There are four cases reported with SOX3 duplications in 46,XX SRY-negative males in the literature [26,21,41] (Table 1). Two of the 46,XX male patients, 30 and 26 years old, respectively, reported by Sutton et al. 26, had normal intelligence and growth; the third one had developmental delay, growth retardation and microcephaly. The patient described by Grinspon et al. 27 had normal growth and intelligence, but was affected by hypospadias and cryptorchidism, with ovotestis and hypoplastic testis. Histology analysis showed atrophic changes and loss of normal spermatogenesis. Our patient's clinical phenotype was characterized by normal development and intelligence, DSD characterized by hypospadias and males genitalia with 46,XX karyotype, and, unique compared to all other reported patients in the literature, hypoplasia of the left kidney. Interestingly, our patient, as well as the patient described by by Grinspon et al. 27, both with karyotype 46,XX SRY-negative, were characterized by duplications involving the Xq27, encompassing the same genes: SOX3, the non coding RNA LINC00632, AK054921, CDR1 and the miRNA MIR320D2.

The question is whether the kidney defect observed in our patient is biologically related to the duplication of SOX3 or the other genes in the CNV, or if it represents a coincidental finding.

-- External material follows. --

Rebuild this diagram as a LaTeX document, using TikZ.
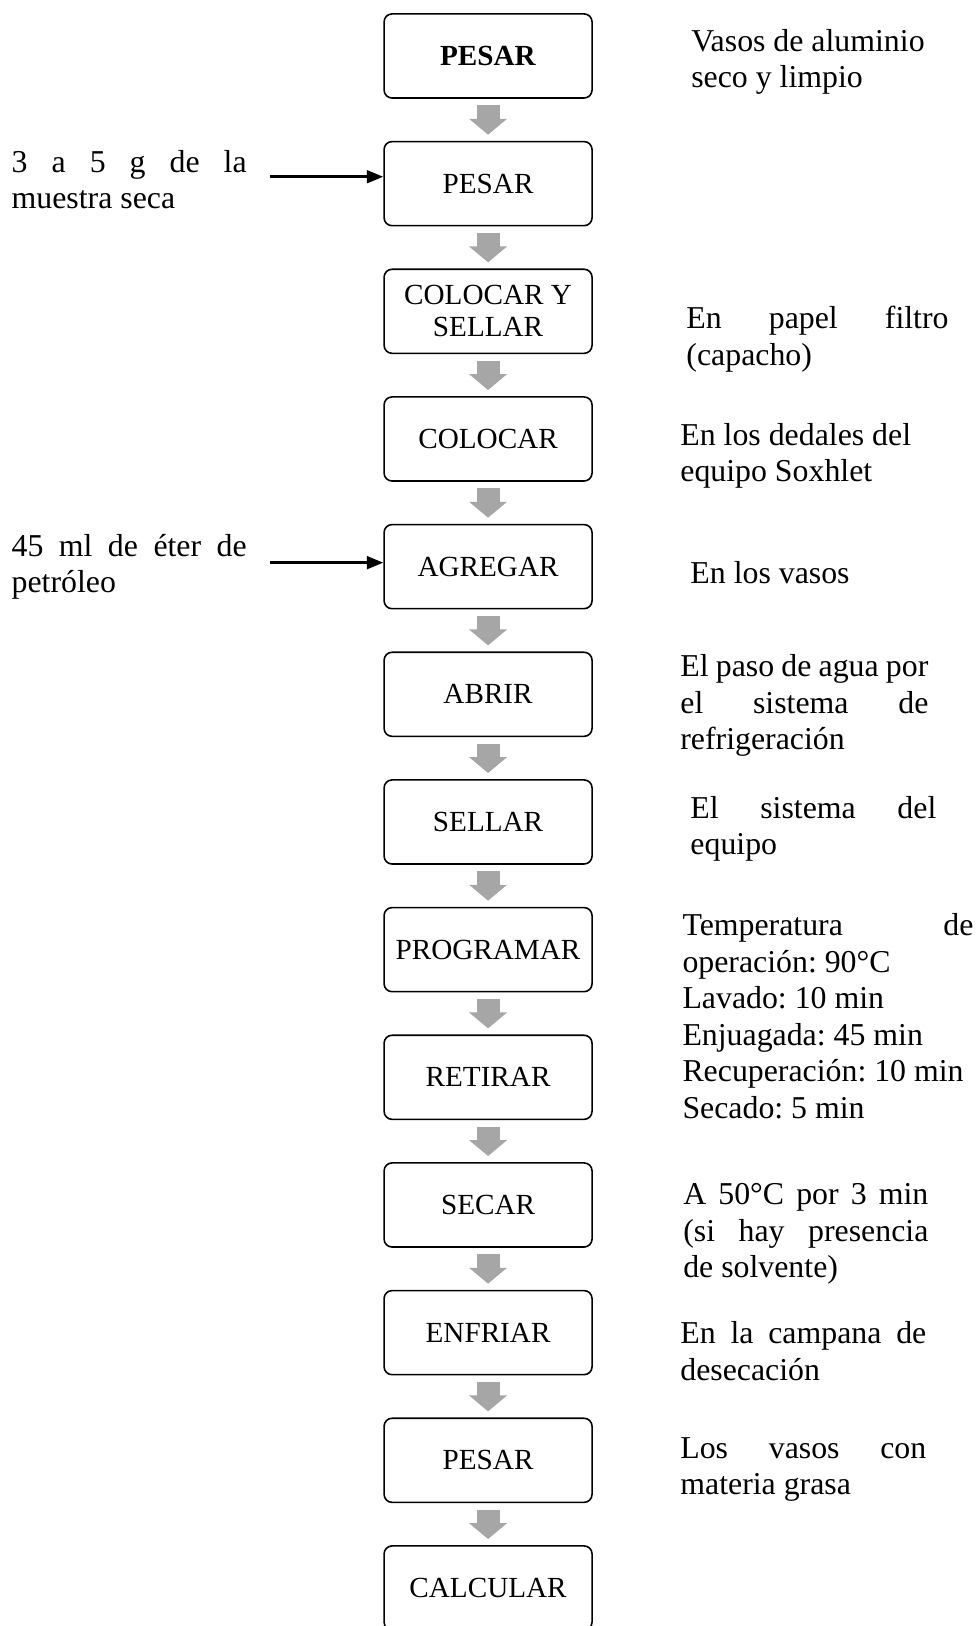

Analysis of publicly available expression data (www.gudmap.org) indicates high expression of Sox3 in the mouse developing bladder neck at embryonic day Ε13.5, thus suggesting a possible link to lower urinary tract malformations. The SOX3 gene is known to be regulated by PBX 1 through direct interaction with its transcription binding site 42. Interestingly, another patient with renal hypodysplasia from our cohort, was found to carry a de novo 0.51 kb deletion affecting PBX128. Inactivation of Pbx1 in the mouse results in urinary malformations including renal agenesis and hypodysplasia 43. Finally, a recent report implicates haploinsufficiency of PBX1 in the pathogenesis of syndromic forms of congenital anomalies of the kidney and urinary tract 44.

These data provide plausible links between SOX3 gene dosage and kidney malformations. Formal proof of a causal link will require additional genetic and functional data. It is noteworthy that the current and reported SOX3 duplications are below the detection threshold of standard karyotype and were found only by analyzing CNVs using DNA microarrays. Therefore, it is important to convey that all 46,XX SRY-negative males should be screened for SOX3 duplications with DNA microarrays.

We report a case of an 11-year-old male with a duplication of chromosome Xq27, involving SOX3, and leading to a male sex reversal and, possibly, kidney hypoplasia. This is the second case of 46,XX SRY-negative affected by DSD and characterized by CNV involving the SOX3 locus, described so far. We speculate that the genomic duplication involving SOX3 could be responsible not only for pituitary hormone deficiencies in humans and male sex reversal, but also for CAKUT.All 46,XX SRY-negative patients, should be screened for duplications affecting SOX3.